Malgré les vagues de privatisations, un bon nombre d'entreprises françaises comptent toujours l'Etat au nombre de leurs actionnaires. Ces participations publiques passent par différents canaux. Il y d'abord l'Agence des Participations de l'Etat (APE), qui s'occupe des entreprises publiques. Il y aussi la Caisse des Dépôts et des Consignations (CDC), qui n'hésite pas à prendre des participations dans des entreprises privées, selon plusieurs critères. Le but est souvent d'aider au financement de PME non cotées, mais appelées à connaître une croissance forte. Des entreprises de services d'intérêt général ou de gestion immobilière peuvent aussi être financées par la CDC... Evidemment, ces participations ont vocation à être rentable et à rapporter de l'argent via les dividendes. Depuis 2008, la CDC passe aussi par le Fonds Stratégique d'Investissement voulu par Nicolas Sarkozy, à l'origine pour aider des entreprises à stabiliser leur capitalisation pendant la crise.

Mais lorsque l'on observe la liste (longue) des entreprises dans lesquelles l'Etat est actionnaire d'une façon ou d'une autre, on peut quand même se demander si elles sont toutes bien pertinentes. Il ne s'agit pas de remettre en cause une participation majoritaire dans l'opérateur de transports en commun Transdev, puisqu'il s'agit bien d'un service d'intérêt général. Mais comment justifier la possession de 15 % du capital de Renault ? Est-ce le rôle de l'Etat de construire des voitures ? Les circonstances historiques qui avaient permis la nationalisation de cette entreprise il y a de cela 66 ans ne sont absolument plus d'actualité aujourd'hui. CNP assurances est le premier assureur aux personnes en France, quel besoin d'avoir l'Etat comme actionnaire alors que le privé pourrait s'en occuper ? Le groupe de villages de vacances Belambra fut lancé après guerre en tant qu'association pour favoriser le départ en vacances, mais maintenant que l'actionnariat est majoritairement privé, la présence de l'Etat (40 % de l'actionnariat) ne se justifie plus vraiment. De même, les participations importantes de l'Etat dans des groupes aussi énormes que Eiffage ou France Telecom peuvent poser question.

Un exemple parmi d'autres permet de cerner le problème : Quick.
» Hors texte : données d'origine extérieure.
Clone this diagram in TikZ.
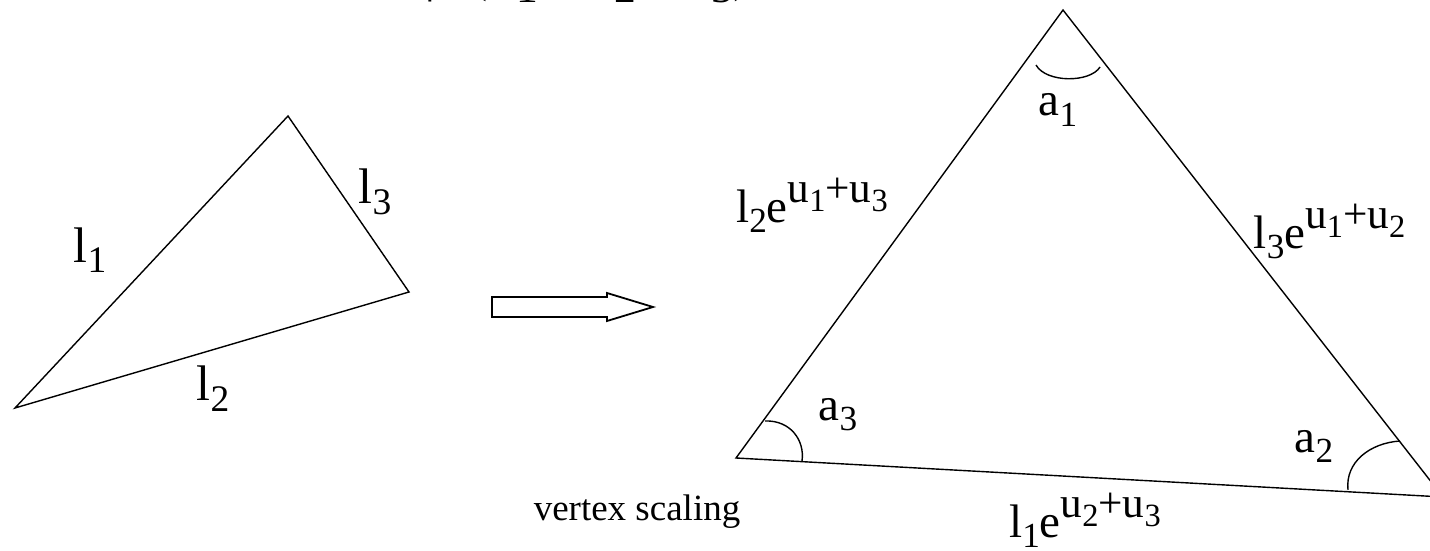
\documentclass[tikz,border=0pt]{standalone}
\usepackage{fontspec}
\usepackage{graphicx}
\setmainfont{Liberation Serif}
% lowered and raised parts of the labels
\newcommand{\low}[1]{\raisebox{-0.22em}{\scalebox{0.75}{#1}}}
\newcommand{\high}[1]{\raisebox{0.42em}{\scalebox{0.92}{#1}}}
\begin{document}
\begin{tikzpicture}[x=0.5pt, y=-0.5pt, line width=0.7pt,
    biglabel/.style={inner sep=0pt, anchor=base, font=\fontsize{25}{27}\selectfont},
    smalllabel/.style={inner sep=0pt, anchor=base, font=\fontsize{23.5}{25}\selectfont}]
    % Picture area is 1430 x 551, everything outside is cut off
    \useasboundingbox (0,0) rectangle (1430,551);
    \clip (0,0) rectangle (1430,551);

    % Line of text at the top, only its lowest part shows
    \node[anchor=base west, inner sep=0pt, font=\fontsize{29}{31}\selectfont] (toptext) at (424,-10) {|\;\;(u\low{1},\;\;u\low{2},\;\;u\low{3})};

    % Triangle before scaling
    \coordinate (v1) at (288,116);
    \coordinate (v2) at (409,292);
    \coordinate (v3) at (15,408);
    \draw (v1) -- (v2) -- (v3) -- cycle;
    \node[biglabel] (l1) at (90,262) {l\low{1}};
    \node[biglabel] (l3) at (375,204) {l\low{3}};
    \node[biglabel] (l2) at (213,400) {l\low{2}};

    % Hollow arrow between the two triangles
    \draw[line width=0.9pt] (492,297) -- (607,297) -- (607,293) -- (653,307) -- (607,321) -- (607,317) -- (492,317) -- cycle;

    % Triangle after vertex scaling (right corner lies just outside)
    \coordinate (w1) at (1063,10);
    \coordinate (w3) at (736,458);
    \coordinate (w2) at (1443,497);
    \draw (w1) -- (w2) -- (w3) -- cycle;

    % Angle marks
    \draw (1036,65) .. controls (1046,83) and (1090,83) .. (1100,67);
    \draw (765,421) .. controls (790,420) and (805,440) .. (802,461);
    \draw (1400,441) .. controls (1370,443) and (1345,462) .. (1348,490);

    % Angle and edge labels
    \node[smalllabel] (a1) at (1058,116) {a\low{1}};
    \node[smalllabel] (a3) at (838,420) {a\low{3}};
    \node[smalllabel] (a2) at (1314,452) {a\low{2}};
    \node[smalllabel] (e2) at (812,222) {l\low{2}e\high{u\low{1}+u\low{3}}};
    \node[smalllabel, anchor=base west] (e3) at (1253,248) {l\low{3}e\high{u\low{1}+u\low{2}}};
    \node[smalllabel] (e1) at (1085,537) {l\low{1}e\high{u\low{2}+u\low{3}}};

    % Caption
    \node[inner sep=0pt, anchor=base, font=\fontsize{18.5}{20}\selectfont] (caption) at (637,520) {vertex scaling};
\end{tikzpicture}
\end{document}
Depuis quatre ans, la CDC possède 94 % de ce groupe de restauration rapide. Si Quick s'est développée sous forme de franchises, il est tout de même difficile de qualifier cette entreprise de PME. Avant d'être racheté par la CDC, ce n'était même pas une entreprise française, mais belge. Auparavant propriété du financier Albert Frère, ce n'était pas non plus une entreprise familiale. Et il ne s'agit pas d'implémenter une vision stratégique profitable à l'intérêt général. En effet, le fast food à base de hamburgers et de frites n'est pas exactement le produit équilibré à promouvoir par l'Etat, et comme on l'a vu récemment, la question de l'hygiène est problématique. Enfin, la stratégie d'entreprise fondée sur le communautarisme ne ressemble en rien à ce qui peut être souhaité par un gouvernement. Posons la question clairement : qu'est-ce que la CDC fait la dedans ?

Certains peuvent penser que ces participations sont aussi une façon de financer l'Etat, via les dividendes. Il faudrait voir quel est leur flux financier global, et si c'est bien le rôle de la CDC. Mais tous ces actifs immobilisés ne le sont pas ailleurs. Il est dès lors tout à fait légitime de se demander quelle est la pertinence de chacune de ces participations, et considérer que la revente de certaines d'entre elles pourrait financer l'investissement dans des infrastructures fondamentales pour notre avenir. Ce serait une bien meilleure solution que de faire un grand emprunt qui nous handicape pour longtemps.